D.C. Democratic committee struggling amid money problems, infighting
Friday, April 9, 2010
The District is one of the bluest jurisdictions in the nation -- Barack Obama garnered 92 percent of the city's vote in the 2008 presidential race -- but if the D.C. Democratic State Committee doesn't start raising money fast, it's going to go broke.
The D.C. Office of Campaign Finance recommended Wednesday that the election board fine the committee $18,000 for failing to report $172,000 in donations it collected to pay for party expenses at the Democratic National Convention in August 2008.
The local party, which disputes that it had to report the donations to the D.C. Board of Elections and Ethics, was also ordered to refund $30,000 in contributions that exceeded legal limits. But the committee has only $21,000 in the bank, according to Dan Wedderburn, the party's treasurer.
Leaders of the local party, which is in turmoil because of infighting, say they will challenge the recommended fine when the issue lands before the Board of Elections and Ethics. Still, the committee's money woes are embarrassing to some activists, who are calling for the ouster of Chairman Anita Bonds.
"What is going on in the D.C. Democratic State Committee is just obscene," said committee member Philip Pannell, who is critical of party leaders and filed a complaint. "It's tragic to basically see the destruction of the infrastructure of the D.C. Democratic Party. Here we are in a Democratic bastion, here in the nation's capital, and we don't even have an office."
Bonds, who noted that the party was broke when she took over three years ago, vowed that it will rebound quickly, even if it is fined. "If we have to raise the money, we will be raising the money," said Bonds, adding that only a few detractors are calling for her ouster. "We will be asking for support. The party will be solvent."
The recommended fine represents the latest fallout from a decision by party leaders to raise tens of thousands of dollars so delegates and party activists could flock to Denver to watch Obama be nominated.
Under District law, all political committees involved in local politics have to "disclose the total sum of all receipts by or for such committee" and all expenditures to the Board of Elections and Ethics. When raising money for local political purposes, there is a $5,000 limit on contributions by a single donor to a political committee during an election cycle.
Bonds and other party leaders, including D.C. Council members, raised money from individuals, unions and corporations for the party's convention activities that was not reported to the election board or the Federal Election Commission. The committee also accepted at least seven donations that exceeded the $5,000 limit.
Bonds said the committee did not feel the contributions had to be reported because they were used exclusively at the convention, which included a major campaign to promote D.C. voting rights.
"All the expenses were used to pay for the delegation," said Bonds, noting that the Democratic State Committee recently approved a resolution supporting her position. "The monies were spent on activities that everyone could partake in."
Pannell, who said committee members did not get a full accounting of how the money was spent, accused party leaders of establishing a "slush fund."
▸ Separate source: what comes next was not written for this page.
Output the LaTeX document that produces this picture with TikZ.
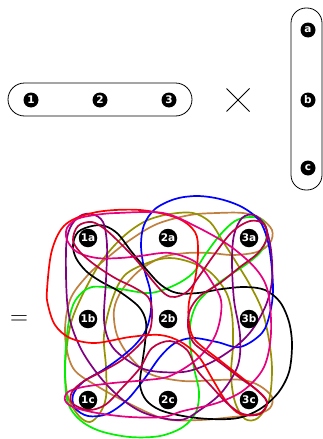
\documentclass[tikz,border=0pt]{standalone}
\usepackage{fontspec}
\newfontfamily\nodefont{DejaVu Sans Bold}
\definecolor{cpink}{RGB}{230,0,126}
\definecolor{ccrim}{RGB}{191,0,64}
\definecolor{cviol}{RGB}{128,0,128}
\definecolor{colive}{RGB}{150,145,0}
\definecolor{cbrown}{RGB}{191,128,64}
\definecolor{cgreen}{RGB}{0,240,0}
\tikzset{
  vtx/.style={circle,fill=black,text=white,inner sep=0.3pt,minimum size=15pt,font=\nodefont\fontsize{10.5}{10.5}\selectfont},
  gvtx/.style={vtx,minimum size=18.5pt},
  hedge/.style={line width=1.7pt,smooth cycle,tension=0.55},
  frame/.style={draw,line width=0.8pt}
}
\begin{document}
\begin{tikzpicture}[x=1pt,y=-1pt]
\useasboundingbox (0,0) rectangle (323,439);
% factors
\draw[frame,rounded corners=16.5pt] (8,83) rectangle (192,116);
\draw[frame,rounded corners=15pt] (291,8) rectangle (322,190);
\node[vtx] (n1) at (31,100) {1};
\node[vtx] (n2) at (100,100) {2};
\node[vtx] (n3) at (169,100) {3};
\node[vtx] (na) at (308,30) {a};
\node[vtx] (nb) at (308,100) {b};
\node[vtx] (nc) at (308,168) {c};
\coordinate (times) at (238,100);
\draw[line width=0.9pt] ([shift={(-11.5,-11.5)}]times) -- ([shift={(11.5,11.5)}]times);
\draw[line width=0.9pt] ([shift={(-11.5,11.5)}]times) -- ([shift={(11.5,-11.5)}]times);
\node (eq) at (19,320) {\fontsize{34}{34}\selectfont$=$};
% hyperedges
\draw[hedge,cbrown] plot coordinates {(70,300) (87,276) (107,258) (130,240) (157,224) (190,215) (217,213) (243,213) (260,218) (272,230) (270,243) (257,252) (233,255) (210,253) (187,253) (163,257) (140,270) (122,290) (114,310) (117,335) (130,357) (150,374) (183,381) (217,380) (243,380) (260,386) (272,397) (270,408) (257,414) (233,417) (200,420) (165,419) (130,404) (97,386) (73,368) (65,335)};
\draw[hedge,colive] plot coordinates {(193,213) (210,222) (222,240) (236,262) (250,285) (262,310) (269,340) (272,370) (269,400) (258,418) (245,419) (235,402) (231,375) (233,345) (232,315) (226,292) (210,272) (190,262) (170,258) (150,262) (125,275) (112,300) (104,335) (106,367) (106,397) (100,413) (90,422) (79,416) (68,397) (65,367) (70,327) (80,300) (97,268) (113,247) (130,231) (148,220) (170,214)};
\draw[hedge,cgreen] plot coordinates {(250,217) (262,220) (267,233) (262,250) (248,263) (230,275) (212,288) (198,302) (191,320) (190,343) (194,368) (199,392) (196,412) (183,427) (160,436) (130,437) (100,431) (80,420) (68,403) (65,375) (66,345) (70,315) (77,298) (92,287) (120,289) (150,293) (175,285) (193,273) (205,255) (220,235) (235,221)};
\draw[hedge,blue] plot coordinates {(262,333) (240,347) (217,342) (193,338) (175,343) (160,357) (145,378) (127,400) (107,414) (88,416) (75,408) (73,395) (83,382) (103,370) (120,358) (135,345) (146,330) (151,310) (150,290) (144,268) (141,245) (144,225) (155,209) (175,199) (197,196) (220,199) (242,207) (259,220) (267,238) (271,260) (273,290) (270,313)};
\draw[hedge,black] plot coordinates {(92,226) (105,226) (118,234) (131,251) (146,269) (161,285) (177,293) (198,293) (222,289) (245,287) (265,290) (280,302) (289,322) (292,345) (289,372) (278,393) (260,409) (238,418) (210,419) (183,416) (160,410) (146,400) (140,385) (142,365) (145,343) (146,322) (139,307) (120,292) (100,281) (86,271) (76,258) (73,245) (78,232)};
\draw[hedge,cviol] plot coordinates {(66,250) (70,228) (80,216) (92,214) (103,222) (107,245) (106,280) (104,320) (110,343) (123,357) (147,370) (183,372) (210,363) (235,347) (252,330) (266,305) (272,280) (271,250) (265,226) (254,215) (242,218) (234,235) (232,262) (234,300) (240,335) (238,365) (222,392) (200,410) (180,420) (147,414) (123,400) (100,377) (80,347) (68,310)};
\draw[hedge,red] plot coordinates {(47,290) (52,250) (66,224) (97,212) (140,210) (177,218) (195,232) (198,252) (195,280) (189,302) (189,322) (195,340) (222,362) (252,386) (267,402) (259,414) (240,414) (226,401) (213,380) (199,357) (181,342) (160,335) (130,337) (95,343) (70,338) (55,325) (48,305)};
\draw[hedge,cpink] plot coordinates {(117,213) (163,213) (197,227) (230,246) (256,269) (268,292) (271,333) (264,367) (244,390) (217,403) (183,411) (163,417) (130,417) (97,413) (73,407) (65,400) (68,392) (83,387) (113,383) (147,380) (170,376) (196,360) (213,340) (220,320) (221,300) (213,284) (197,263) (170,253) (140,256) (120,258) (97,258) (77,252) (67,240) (67,228) (77,219) (95,215)};
\draw[hedge,ccrim] plot coordinates {(78,226) (92,222) (106,230) (122,245) (138,262) (152,280) (165,294) (175,297) (188,291) (200,275) (214,255) (232,232) (250,221) (264,224) (267,238) (258,253) (240,267) (220,283) (200,296) (190,310) (188,327) (193,342) (205,352) (222,364) (240,378) (257,390) (267,402) (260,414) (243,414) (228,404) (212,387) (197,370) (187,350) (170,341) (152,348) (140,368) (122,388) (105,405) (88,410) (72,403) (72,392) (84,381) (103,371) (122,360) (140,344) (150,330) (152,310) (148,297) (135,288) (115,278) (95,265) (80,252) (73,240)};
% product vertices
\node[gvtx] (v1a) at (88,238) {1a};
\node[gvtx] (v2a) at (168,238) {2a};
\node[gvtx] (v3a) at (249,238) {3a};
\node[gvtx] (v1b) at (88,319) {1b};
\node[gvtx] (v2b) at (168,319) {2b};
\node[gvtx] (v3b) at (249,319) {3b};
\node[gvtx] (v1c) at (88,400) {1c};
\node[gvtx] (v2c) at (168,400) {2c};
\node[gvtx] (v3c) at (249,400) {3c};
\end{tikzpicture}
\end{document}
"It really is quite sad that you would have the chair of any political party anywhere in the United States thinking it's acceptable and rational to raise considerable amounts of money and feel the receipts and expenditures do not need to be reported," he said.
In its ruling, the Office of Campaign Finance sided with Pannell, finding that the committee failed to report $152,345 that had been deposited into a PNC Bank branch and $19,974.29 in a Independence Federal Savings Bank account.
In a statement last night, the party stated: "At no time has the committee, its leadership or members been accused of embezzlement or misappropriation of party funds."
The tension within the Democratic committee contrasts with the relatively smooth operation of the D.C. Republican Committee, which runs a full-time office and plans to field a record number of council candidates this year.
The D.C. Republican Committee, which has 28,000 members compared with the Democrats' 316,000, has about $57,000 in two accounts, according to party officials.